In Parson’s view each of the three main type of social action systems-culture, personality and social systems has a distinctive coordinative role in the action process and therefore has some degree of causal autonomy. Thus personalities organize the total set of learned needs, demands and action choices of individual actors, no two of whom are alike.
Every social system is confronted with 4 functional problems.
These problems are those of pattern maintenance, integration, goal attainment and adaptation.
Pattern maintenance refers to the need to maintain and reinforce the basic values of the social system and to resolve tensions that emerge from continuous commitment to these values.
Integration refers to the allocation of rights and obligations, rewards and facilities to ensure the harmony of relations between members of the social system.
Goal attainment involves the necessity of mobilizing actors and resources in organized ways for the attainment of specific goals.
Adaptation refers to the need for the production or acquisition of generalized facilities or resources that can be employed in the attainment of various specific goals.

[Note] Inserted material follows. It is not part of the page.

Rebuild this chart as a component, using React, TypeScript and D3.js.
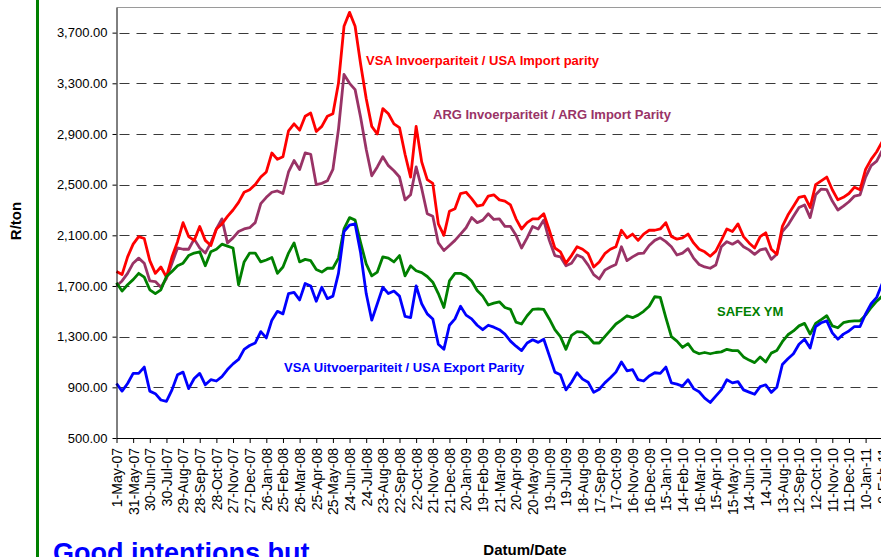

Social systems tend to differentiate these problems so as to increase the functional capabilities of the system. Such differentiation whether through the temporal specialization of a structurally undifferentiated unit or through the emergence of two or more structurally distinct units from one undifferentiated unit is held to constitute a major verification of the fourfold functionalist schema. It also provides the framework within which are examined the plural interchanges that occur between structurally differentiated units to provide them with the inputs they require in the performance of their functions and to enable them to dispose of the outputs they produce.
Pattern Variables
Affectivity vs affectivity neutrality
The pattern is affective when an organized action system emphasizes gratification that is when an actor tries to avoid pain and to maximize pleasure; the pattern is affectively neutral when it imposes discipline and renouncement or deferment of some gratifications in favour of other interests.
Self-orientation vs collectivity orientation:
This dichotomy depends on social norms or shared expectations which define as legitimate the pursuit of the actor’s private interests or obligate him to act in the interests of the group.
Particularism vs universalism:
The former refers to standards determined by an actor’s particular relations with particular relations with a particular object; the latter refers to value standards that are highly generalized.
Quality vs performance:
The choice between modalities of the social object. This is the dilemma of according primary treatment to an object on the basis of what it is in itself an inborn quality or what it does and quality of its performance. The former involves defining people on the basis of certain attributes such as age, sex, color, nationality etc; the latter defines people on the basis of their abilities.
Diffusion vs specificity:
This is the dilemma of defining the relations borne by object to actor as indefinitely wide in scope, infinitely broad in involvement morally obligating and significant in pluralistic situations or specifically limited in scope and involvement.